Gastroenterology Associates of New Jersey also sees patients with considerable anxiety associated with their GI conditions – which of course makes symptoms worse.
“Working with psychologists and therapists who are specially trained in GI conditions and gut-brain interventions is critical, but access to these specialists locally is rare – and usually comes with a high out-of-pocket burden for patients,” Pavlou said.
“Giving patients the best of virtual and in-person care is supported by two-way information exchange,” he continued. “Co-managed patient care is achieved through EHR and health information exchanges, as well as more traditional means of collaboration like provider-to-provider calls where discussion is warranted. This hybrid model has a purpose-built commitment to data sharing and integration.”
RESULTS
The endpoints the practice is measuring are aspects already proven: access, patient outcomes and enhanced care, Pavlou explained.
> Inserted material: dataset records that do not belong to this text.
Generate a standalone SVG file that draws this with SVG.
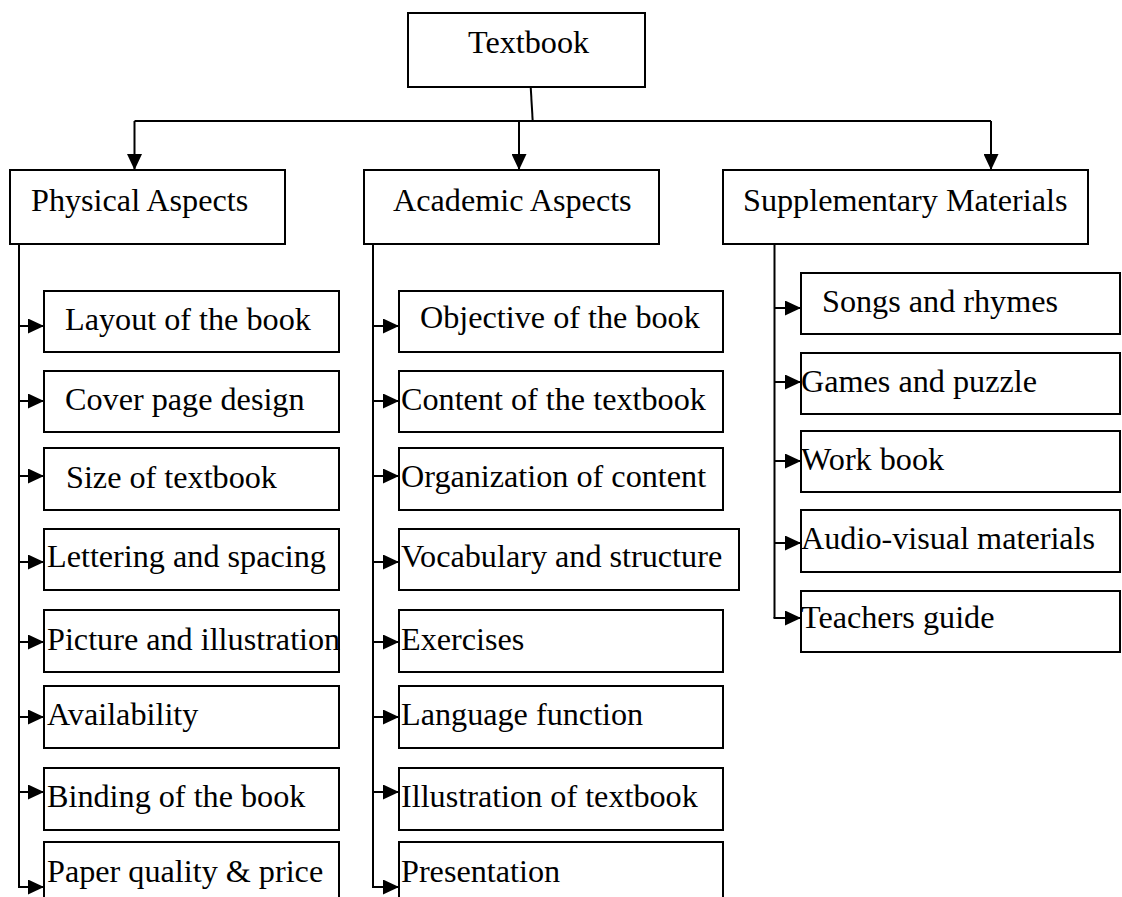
<svg xmlns="http://www.w3.org/2000/svg" width="1122" height="897" viewBox="0 0 1122 897">
<style>
.box{fill:#fff;stroke:#000;stroke-width:2}
.t{font-family:"Liberation Serif","Times New Roman",serif;font-size:32.2px;fill:#000}
.c{fill:none;stroke:#000;stroke-width:2}
.ca{fill:none;stroke:#000;stroke-width:2;marker-end:url(#ah)}
</style>
<defs>
<marker id="ah" markerUnits="userSpaceOnUse" markerWidth="16" markerHeight="15" refX="16" refY="7.5" orient="auto" viewBox="0 0 16 15">
<path d="M0,0 L16,7.5 L0,15 Z" fill="#000"/>
</marker>
</defs>
<rect width="1122" height="897" fill="#fff"/>
<g id="connectors">
<path class="c" d="M530.7,87 L532.7,121"/>
<path class="c" d="M134.5,121 H991"/>
<path class="ca" d="M134.5,121 V170"/>
<path class="ca" d="M519,121 V170"/>
<path class="ca" d="M991,121 V170"/>
<path class="c" d="M19,244 V887"/>
<path class="ca" d="M19,326 H44"/>
<path class="ca" d="M19,401 H44"/>
<path class="ca" d="M19,476 H44"/>
<path class="ca" d="M19,562 H44"/>
<path class="ca" d="M19,642 H44"/>
<path class="ca" d="M19,717 H44"/>
<path class="ca" d="M19,792 H44"/>
<path class="ca" d="M18,887 H44"/>
<path class="c" d="M373,244 V887"/>
<path class="ca" d="M373,326 H399"/>
<path class="ca" d="M373,401 H399"/>
<path class="ca" d="M373,476 H399"/>
<path class="ca" d="M373,562 H399"/>
<path class="ca" d="M373,642 H399"/>
<path class="ca" d="M373,717 H399"/>
<path class="ca" d="M373,792 H399"/>
<path class="ca" d="M372,887 H399"/>
<path class="c" d="M774.5,244 V618"/>
<path class="ca" d="M774.5,308 H801"/>
<path class="ca" d="M774.5,382 H801"/>
<path class="ca" d="M774.5,461 H801"/>
<path class="ca" d="M774.5,543 H801"/>
<path class="ca" d="M773.5,618 H801"/>
</g>
<g id="textbook"><rect class="box" x="408" y="13" width="237" height="74"/><text class="t" x="468" y="53">Textbook</text></g>
<g id="physical"><rect class="box" x="10" y="170" width="275" height="74"/><text class="t" x="31" y="211">Physical Aspects</text></g>
<g id="academic"><rect class="box" x="364" y="170" width="295" height="74"/><text class="t" x="393" y="211">Academic Aspects</text></g>
<g id="supplementary"><rect class="box" x="723" y="170" width="365" height="74"/><text class="t" x="743" y="211">Supplementary Materials</text></g>
<g id="layout"><rect class="box" x="44" y="291" width="295" height="61"/><text class="t" x="65" y="330">Layout of the book</text></g>
<g id="cover"><rect class="box" x="44" y="371" width="295" height="61"/><text class="t" x="65" y="410">Cover page design</text></g>
<g id="size"><rect class="box" x="44" y="448" width="295" height="62"/><text class="t" x="66" y="488">Size of textbook</text></g>
<g id="lettering"><rect class="box" x="44" y="529" width="295" height="61"/><text class="t" x="47" y="567">Lettering and spacing</text></g>
<g id="picture"><rect class="box" x="44" y="610" width="295" height="62"/><text class="t" x="47" y="650">Picture and illustration</text></g>
<g id="availability"><rect class="box" x="44" y="686" width="295" height="62"/><text class="t" x="47" y="725">Availability</text></g>
<g id="binding"><rect class="box" x="44" y="768" width="295" height="62"/><text class="t" x="47" y="807">Binding of the book</text></g>
<g id="paper"><rect class="box" x="44" y="842" width="295" height="80"/><text class="t" x="47" y="882">Paper quality &amp; price</text></g>
<g id="objective"><rect class="box" x="399" y="291" width="324" height="61"/><text class="t" x="420" y="328">Objective of the book</text></g>
<g id="content"><rect class="box" x="399" y="371" width="324" height="61"/><text class="t" x="401" y="410">Content of the textbook</text></g>
<g id="organization"><rect class="box" x="399" y="448" width="324" height="62"/><text class="t" x="401" y="487">Organization of content</text></g>
<g id="vocabulary"><rect class="box" x="399" y="529" width="340" height="61"/><text class="t" x="401" y="567">Vocabulary and structure</text></g>
<g id="exercises"><rect class="box" x="399" y="610" width="324" height="62"/><text class="t" x="401" y="650">Exercises</text></g>
<g id="language"><rect class="box" x="399" y="686" width="324" height="62"/><text class="t" x="401" y="725">Language function</text></g>
<g id="illustration"><rect class="box" x="399" y="768" width="324" height="62"/><text class="t" x="401" y="807">Illustration of textbook</text></g>
<g id="presentation"><rect class="box" x="399" y="842" width="324" height="80"/><text class="t" x="401" y="882">Presentation</text></g>
<g id="songs"><rect class="box" x="801" y="273" width="319" height="61"/><text class="t" x="822" y="312">Songs and rhymes</text></g>
<g id="games"><rect class="box" x="801" y="353" width="319" height="61"/><text class="t" x="801" y="392">Games and puzzle</text></g>
<g id="workbook"><rect class="box" x="801" y="431" width="319" height="61"/><text class="t" x="801" y="470">Work book</text></g>
<g id="audiovisual"><rect class="box" x="801" y="510" width="319" height="62"/><text class="t" x="801" y="549">Audio-visual materials</text></g>
<g id="teachers"><rect class="box" x="801" y="591" width="319" height="61"/><text class="t" x="801" y="628">Teachers guide</text></g>
</svg>
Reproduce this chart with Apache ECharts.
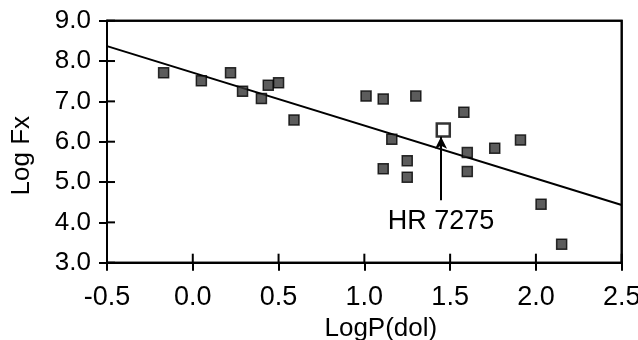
<!DOCTYPE html>
<html><head><meta charset="utf-8">
<script src="https://cdn.jsdelivr.net/npm/echarts@6/dist/echarts.min.js"></script>
<style>html,body{margin:0;padding:0;background:#fff}#c{width:638px;height:340px}</style>
</head><body><div id="c"></div>
<script>
// Data
var logP  = [-0.17, 0.05, 0.22, 0.29, 0.40, 0.44, 0.50, 0.59, 1.01, 1.11, 1.30, 1.58, 1.16, 1.76, 1.91, 1.60, 1.25, 1.11, 1.25, 1.60, 2.03, 2.15];
var logFx = [ 7.71, 7.51, 7.71, 7.25, 7.07, 7.40, 7.46, 6.54, 7.13, 7.06, 7.13, 6.73, 6.06, 5.84, 6.04, 5.73, 5.53, 5.33, 5.12, 5.26, 4.45, 3.46];
var hrStar = [1.46, 6.29];           // HR 7275 (open square)
var fitX = [-0.5, 2.5];              // regression line end points
var fitY = [8.37, 4.43];
var arrowFrom = [1.447, 4.55];
var arrowTo   = [1.447, 6.12];
var labelText = 'HR 7275';
var xTicks = [-0.5, 0.0, 0.5, 1.0, 1.5, 2.0, 2.5];
var yTicks = [3.0, 4.0, 5.0, 6.0, 7.0, 8.0, 9.0];

var pts = logP.map(function (x, i) { return [x, logFx[i]]; });
var fit = fitX.map(function (x, i) { return [x, fitY[i]]; });
var xMin = xTicks[0], xMax = xTicks[xTicks.length - 1];
var yMin = yTicks[0], yMax = yTicks[yTicks.length - 1];
var FONT = 'Liberation Sans';

var chart = echarts.init(document.getElementById('c'), null, {renderer: 'canvas'});
var ls = {color: '#000', width: 2};
chart.setOption({
  animation: false,
  backgroundColor: '#fff',
  grid: {left: 107, right: 16.3, top: 20.7, bottom: 77.3, containLabel: false, outerBoundsMode: 'none',
    show: true, borderColor: '#000', borderWidth: 2},
  xAxis: {
    type: 'value', min: xMin, max: xMax, interval: 0.5, position: 'bottom',
    splitLine: {show: false},
    axisLine: {show: true, onZero: false, lineStyle: ls},
    axisTick: {show: true, length: 8, lineStyle: ls},
    axisLabel: {margin: 21, color: '#000', fontFamily: FONT, fontSize: 27,
      formatter: function (v) { return v.toFixed(1); }},
    name: 'LogP(dol)', nameLocation: 'middle', nameGap: 45,
    nameTextStyle: {color: '#000', fontFamily: FONT, fontSize: 26, padding: [0, 0, 0, 33]}
  },
  yAxis: {
    type: 'value', min: yMin, max: yMax, interval: 1, position: 'left',
    splitLine: {show: false},
    axisLine: {show: true, onZero: false, lineStyle: ls},
    axisTick: {show: true, length: 8, lineStyle: ls},
    axisLabel: {margin: 16, color: '#000', fontFamily: FONT, fontSize: 26,
      formatter: function (v) { return v.toFixed(1); }},
    name: 'Log Fx', nameLocation: 'middle', nameGap: 72, nameRotate: 90,
    nameTextStyle: {color: '#000', fontFamily: FONT, fontSize: 26, padding: [0, 28, 0, 0]}
  },
  series: [
    {
      type: 'line', data: fit, symbol: 'none', silent: true,
      lineStyle: {color: '#000', width: 2}, z: 2
    },
    {
      type: 'scatter', data: pts, symbol: 'rect', symbolSize: 10,
      itemStyle: {color: '#333', borderColor: '#000', borderWidth: 1.5}, z: 3,
      markLine: {
        silent: true, symbol: ['none', 'arrow'], symbolSize: [9, 12],
        lineStyle: {color: '#000', width: 2, type: 'solid'},
        label: {show: true, position: 'start', formatter: labelText, distance: 8,
          color: '#000', fontFamily: FONT, fontSize: 27},
        data: [[{coord: arrowFrom}, {coord: arrowTo}]]
      }
    },
    {
      type: 'scatter', data: [hrStar], symbol: 'rect', symbolSize: 13,
      itemStyle: {color: 'rgba(255,255,255,0)', borderColor: '#000', borderWidth: 2.5}, z: 4
    }
  ]
});

// Frame and inner half of the ticks, positioned through the chart's own scales
var toPx = function (p) { return chart.convertToPixel({gridIndex: 0}, p); };
var bl = toPx([xMin, yMin]), tr = toPx([xMax, yMax]);
var elems = [{
  type: 'rect', z: 100, silent: true,
  shape: {x: bl[0], y: tr[1], width: tr[0] - bl[0], height: bl[1] - tr[1]},
  style: {fill: null, stroke: '#000', lineWidth: 2}
}];
xTicks.forEach(function (t) {
  var p = toPx([t, yMin]);
  elems.push({type: 'line', z: 100, silent: true,
    shape: {x1: p[0], y1: p[1], x2: p[0], y2: p[1] - 9},
    style: {stroke: '#000', lineWidth: 2}});
});
yTicks.forEach(function (t) {
  var p = toPx([xMin, t]);
  elems.push({type: 'line', z: 100, silent: true,
    shape: {x1: p[0], y1: p[1], x2: p[0] + 8, y2: p[1]},
    style: {stroke: '#000', lineWidth: 2}});
});
chart.setOption({graphic: {elements: elems}});
</script></body></html>
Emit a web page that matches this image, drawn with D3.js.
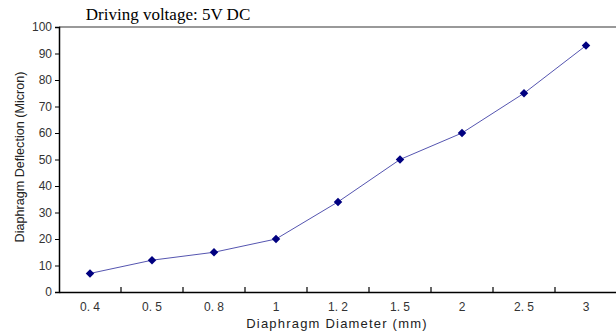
<!DOCTYPE html>
<html lang="en">
<head>
    <meta charset="UTF-8">
    <script src="https://cdn.jsdelivr.net/npm/d3@7"></script>
    <title>Diaphragm Deflection</title>
    <style>
        body { margin: 0; background: #fff; }
        svg { display: block; }
    </style>
</head>
<body>
    <div class="fig"></div>
    <script>
        // data
        const diameters = ["0. 4", "0. 5", "0. 8", "1", "1. 2", "1. 5", "2", "2. 5", "3"];
        const deflection = [7, 12, 15, 20, 34, 50, 60, 75, 93];
        const yTicks = [0, 10, 20, 30, 40, 50, 60, 70, 80, 90, 100];

        const width = 616, height = 335;
        const margin = { top: 27, right: -1, bottom: 43, left: 59 };

        const svg = d3.select(".fig").append("svg")
            .attr("width", width)
            .attr("height", height);

        const x = d3.scaleBand()
            .domain(diameters)
            .range([margin.left, width - margin.right]);

        const y = d3.scaleLinear()
            .domain([0, 100])
            .range([height - margin.bottom, margin.top]);

        // top border
        svg.append("line")
            .attr("x1", margin.left).attr("x2", width)
            .attr("y1", margin.top).attr("y2", margin.top)
            .attr("stroke", "#777").attr("stroke-width", 1.5);

        // y axis
        const yAxis = svg.append("g")
            .attr("transform", `translate(${margin.left},0)`)
            .call(d3.axisLeft(y).tickValues(yTicks).tickSize(4).tickPadding(3));
        yAxis.select(".domain").attr("stroke", "#000").attr("stroke-width", 1.5);
        yAxis.selectAll(".tick line").attr("stroke", "#000");
        yAxis.selectAll("text")
            .attr("font-family", "Liberation Sans, Arial, sans-serif")
            .attr("font-size", 12)
            .attr("fill", "#333");

        // x axis: ticks sit between categories and point up
        const xAxis = svg.append("g")
            .attr("transform", `translate(0,${height - margin.bottom})`)
            .call(d3.axisBottom(x).tickSize(0).tickPadding(10));
        xAxis.select(".domain").attr("stroke", "#000").attr("stroke-width", 1.5);
        xAxis.selectAll("text")
            .attr("font-family", "Liberation Sans, Arial, sans-serif")
            .attr("font-size", 12)
            .attr("fill", "#333");
        xAxis.selectAll(".sep")
            .data(diameters.slice(1))
            .enter()
            .append("line")
            .attr("class", "sep")
            .attr("x1", d => x(d)).attr("x2", d => x(d))
            .attr("y1", 0).attr("y2", -5)
            .attr("stroke", "#000").attr("stroke-width", 1.2);

        // line
        const line = d3.line()
            .x((d, i) => x(diameters[i]) + x.bandwidth() / 2)
            .y(d => y(d));

        svg.append("path")
            .datum(deflection)
            .attr("d", line)
            .attr("fill", "none")
            .attr("stroke", "#5555b0")
            .attr("stroke-width", 1);

        // diamond markers
        svg.selectAll(".marker")
            .data(deflection)
            .enter()
            .append("path")
            .attr("class", "marker")
            .attr("d", d3.symbol().type(d3.symbolDiamond2).size(46))
            .attr("transform", (d, i) => `translate(${x(diameters[i]) + x.bandwidth() / 2},${y(d)})`)
            .attr("fill", "#000080");

        // titles
        svg.append("text")
            .attr("x", 168).attr("y", 20)
            .attr("text-anchor", "middle")
            .attr("font-family", "Liberation Serif, Times New Roman, serif")
            .attr("font-size", 17)
            .attr("fill", "#000")
            .text("Driving voltage: 5V DC");

        svg.append("text")
            .attr("transform", "translate(24,157) rotate(-90)")
            .attr("text-anchor", "middle")
            .attr("font-family", "Liberation Sans, Arial, sans-serif")
            .attr("font-size", 12.6)
            .attr("fill", "#222")
            .text("Diaphragm Deflection (Micron)");

        svg.append("text")
            .attr("x", 337).attr("y", 328)
            .attr("text-anchor", "middle")
            .attr("font-family", "Liberation Sans, Arial, sans-serif")
            .attr("font-size", 13)
            .attr("letter-spacing", 1.2)
            .attr("fill", "#222")
            .text("Diaphragm Diameter (mm)");
    </script>
</body>
</html>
“Beyond scaling access to care, hybrid virtual care will bring wider value to our medical group to optimize practice capacity and support operational excellence by focusing on what happens between visits,” he said. “In gastroenterology, where access and cost have become the focus of health plans, hybrid collaboration enables multidisciplinary care, standardized outcome measurement and an exemplary patient experience.
“We will be measuring all of these metrics and believe the impact on our patients’ lives will differentiate our practice,” he added.
ADVICE FOR OTHERS
“In this time of ever-growing patient demand and overburdened clinical practices, I advocate that assessing and negotiating the right partnerships with digitally enabled virtual care clinics needs to be a core competency for the next generation of medical group leaders,” Pavlou advised. “Geography, subspecialty access, payment models and clinician culture are all factors they must take into account when determining the right model for hybrid partnerships.
“With the right execution, this extension of the care team can optimize practice capacity for necessary in-person care, improve and measure outcomes, and empower their clinicians with better options for their patients,” he concluded.